A few days later, we were returning from Lexington Avenue with some grocery in hand. So, we took a taxi whose driver Prakash Shreshtha picked up a conversation with us. From his name I could guess that he was from Nepal, which he confirmed. He informed us that he, along with his wife and two children, came to the US in 2009 on diversity visa. But his experience up to now has not been happy at all. Despite having an MBA from a German institute, and having the experience of work in a bank in Nepal, he has not been able to get a job of the kind he expected. All he could get was a part time job at the District Council in Queens where the salary is only a little above the prevailing minimum wage. So, he is trying to supplement his income by driving taxi during spare hours and weekends.

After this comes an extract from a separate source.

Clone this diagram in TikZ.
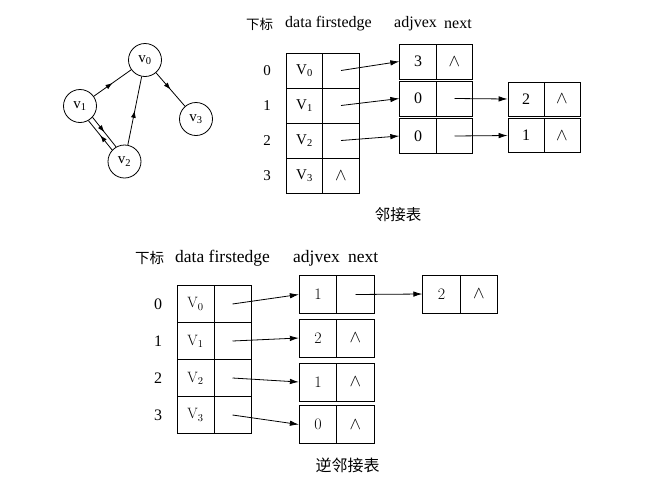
\documentclass[tikz,border=0pt]{standalone}
\usepackage{fontspec}
\newfontfamily\tnr{Liberation Serif}
\newfontfamily\cjk{Noto Sans CJK SC}
\usetikzlibrary{arrows.meta,decorations.markings}
\newcommand{\fs}[1]{\fontsize{#1}{#1}\selectfont}
\begin{document}
\begin{tikzpicture}[x=1pt,y=-1pt,
  ln/.style={line width=0.8pt},
  gv/.style={circle,draw,ln,minimum size=33pt,inner sep=0pt,font=\tnr\fs{15}},
  midarrow/.style={postaction={decorate},decoration={markings,
     mark=at position 0.5 with {\arrow{Latex[length=7pt,width=5pt]}}}},
  ucell/.style={draw,ln,inner sep=0pt,minimum width=36.5pt,minimum height=35pt,font=\tnr\fs{15}},
  urcell/.style={draw,ln,inner sep=0pt,minimum width=36pt,minimum height=34pt,font=\tnr\fs{15}},
  lcell/.style={draw,ln,inner sep=0pt,minimum width=37pt,minimum height=37pt,font=\fs{15}},
  lecell/.style={draw,ln,inner sep=0pt,minimum width=37.5pt,minimum height=38pt,font=\fs{16}},
  uhead/.style={inner sep=0pt,font=\tnr\fs{16}},
  lhead/.style={inner sep=0pt,font=\tnr\fs{17.5}},
  idx/.style={inner sep=0pt,font=\tnr\fs{15}},
  captext/.style={inner sep=0pt,font=\cjk\fs{15.5}},
  lk/.style={ln,-{Latex[length=9pt,width=5.5pt]}}
]
\useasboundingbox (0,0) rectangle (657,483);
\fill[white] (0,0) rectangle (657,483);

% ---------- graph ----------
\node[gv] (v0) at (145,60) {v\textsubscript{0}};
\node[gv] (v1) at (80,106) {v\textsubscript{1}};
\node[gv] (v2) at (124.5,161.5) {v\textsubscript{2}};
\node[gv] (v3) at (196,119) {v\textsubscript{3}};
\draw[ln,midarrow] (v1) -- (v0);
\draw[ln,midarrow] (v0) -- (v3);
\draw[ln,midarrow] (v2) -- (v0);
\draw[ln,midarrow] (v1.-42.6) -- (v2.120);
\draw[ln,midarrow] (v2.137.4) -- (v1.-60);

% ---------- upper: adjacency list ----------
\node[captext,font=\cjk\fs{13.5},anchor=west] (uh0) at (246,24) {下标};
\node[uhead,anchor=west] (uh1) at (285,24) {data firstedge};
\node[uhead,anchor=west] (uh2) at (394,24) {adjvex};
\node[uhead,anchor=west] (uh3) at (444,24) {next};

\foreach \i/\y in {0/70.5,1/105.5,2/140.5,3/175.5}{
  \node[idx] (ui\i) at (267,\y) {\i};
  \node[ucell] (ud\i) at (304.5,\y) {V\textsubscript{\i}};
}
\node[ucell] (uf0) at (341,70.5) {};
\node[ucell] (uf1) at (341,105.5) {};
\node[ucell] (uf2) at (341,140.5) {};
\node[ucell,font=\fs{17}] (uf3) at (341,175.5) {$\wedge$};

\node[ucell,font=\tnr\fs{16}] (ua0) at (418,61.5) {3};
\node[ucell,font=\fs{17}] (un0) at (454.5,61.5) {$\wedge$};
\node[ucell,font=\tnr\fs{16}] (ua1) at (418,98.5) {0};
\node[ucell] (un1) at (454.5,98.5) {};
\node[ucell,font=\tnr\fs{16}] (ua2) at (418,136) {0};
\node[ucell] (un2) at (454.5,136) {};

\node[urcell,font=\tnr\fs{16}] (ura1) at (526,99) {2};
\node[urcell,font=\fs{17}] (urn1) at (562,99) {$\wedge$};
\node[urcell,font=\tnr\fs{16}] (ura2) at (526,135.5) {1};
\node[urcell,font=\fs{17}] (urn2) at (562,135.5) {$\wedge$};

\draw[lk] (uf0.center) -- (ua0.west);
\draw[lk] (uf1.center) -- (ua1.west);
\draw[lk] (uf2.center) -- (ua2.west);
\draw[lk] (un1.center) -- (ura1.west);
\draw[lk] (un2.center) -- (ura2.west);

\node[captext] (ucap) at (398,215) {邻接表};

% ---------- lower: inverse adjacency list ----------
\node[captext,font=\cjk\fs{14.5},anchor=west] (lh0) at (135,258) {下标};
\node[lhead,anchor=west] (lh1) at (175,258) {data firstedge};
\node[lhead,anchor=west] (lh2) at (293,258) {adjvex};
\node[lhead,anchor=west] (lh3) at (348,258) {next};

\foreach \i/\y in {0/304,1/341,2/378,3/415}{
  \node[idx,font=\tnr\fs{16}] (li\i) at (158,\y) {\i};
  \node[lcell] (ld\i) at (195.5,\y) {V\textsubscript{\i}};
  \node[lcell] (lf\i) at (232.5,\y) {};
}

\node[lecell] (la0) at (318,294.5) {1};
\node[lecell] (ln0) at (355.5,294.5) {};
\node[lecell] (la1) at (318,338) {2};
\node[lecell,font=\fs{17}] (ln1) at (355.5,338) {$\wedge$};
\node[lecell] (la2) at (318,382) {1};
\node[lecell,font=\fs{17}] (ln2) at (355.5,382) {$\wedge$};
\node[lecell] (la3) at (318,424.5) {0};
\node[lecell,font=\fs{17}] (ln3) at (355.5,424.5) {$\wedge$};

\node[lecell] (lra0) at (441.5,294) {2};
\node[lecell,font=\fs{17}] (lrn0) at (479,294) {$\wedge$};

\draw[lk] (lf0.center) -- (la0.west);
\draw[lk] (lf1.center) -- (la1.west);
\draw[lk] (lf2.center) -- (la2.west);
\draw[lk] (lf3.center) -- (la3.west);
\draw[lk] (ln0.center) -- (lra0.west);

\node[captext,font=\cjk\fs{16}] (lcap) at (347.5,465) {逆邻接表};
\end{tikzpicture}
\end{document}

But with this job also, he had to face misfortunes like a drunken passenger getting off without paying, someone paying less than half the fare showing on the metre because she did not have enough money, etc. To top up all the misfortunes, his wife fractured her arm from a fall on snow covered pavement during the winter and has not yet fully recovered. Despite all these difficulties, Shreshtha is sticking out in the US simply because his children like being here and are enjoying their school. We tried our best to cheer him out of his despair by saying that he should take a longer term view and consider the future of his children.
Clearly, Rafique and Farid have been able to find some work from which they can make a living and can save enough to support their families behind in Bangladesh. Shreshtha is also making ends meet. And like them, there are many who have migrated to the US (and to other countries of the world) in search of better living. Most are perhaps doing well – at least better than what they would have faced at home. They are also making an important contribution to the economy of their respective countries by sending back money (remittances are an important source of foreign exchange for both Bangladesh and Nepal and play an important role in reducing poverty of households receiving the money). But are they all happy?
The answer is not clear if the telephone conversation (in Bangla and in characteristically loud voice) I overheard near a kiosk at Central Park where I had gone for a walk is any indicator: “business bhala, kintu monda bhala na (business is going well but I am feeling a bit down)”. And during our taxi ride with Shreshtha, he did not hide at all his disappointment with what has happened to him. However, my ride with him was too short to share the story that I heard a few years ago from another taxi driver who was from eastern Punjab in India and who was happy to share with me his success story. He had used the income he earned from his taxi driving job to raise two sons in the US and, in addition, saved enough to buy a house back home where he intends to return and spend his retirement. Great success indeed!
I guess Rafique, Farid and Prakash are not the only ones who are struggling and looking for a better life in the US. Before them, many– first from Europe, then from other countries of the world–have done so for centuries. And now my compatriots from Bangladesh as well as people from other South Asian countries are trying the same. The process is not simple and the road for many may be rough. Many of them come with certificates and skills that may not be readily usable in the US. And yet, the US being a country of freedom and opportunities continues to attract people from other parts of the world. As a city, New York is special in that it is not only a city of skyscrapers, nice parks and great museums, it is a melting pot of many different kinds of people where one can join the struggle for a better life without feeling alien and out of place.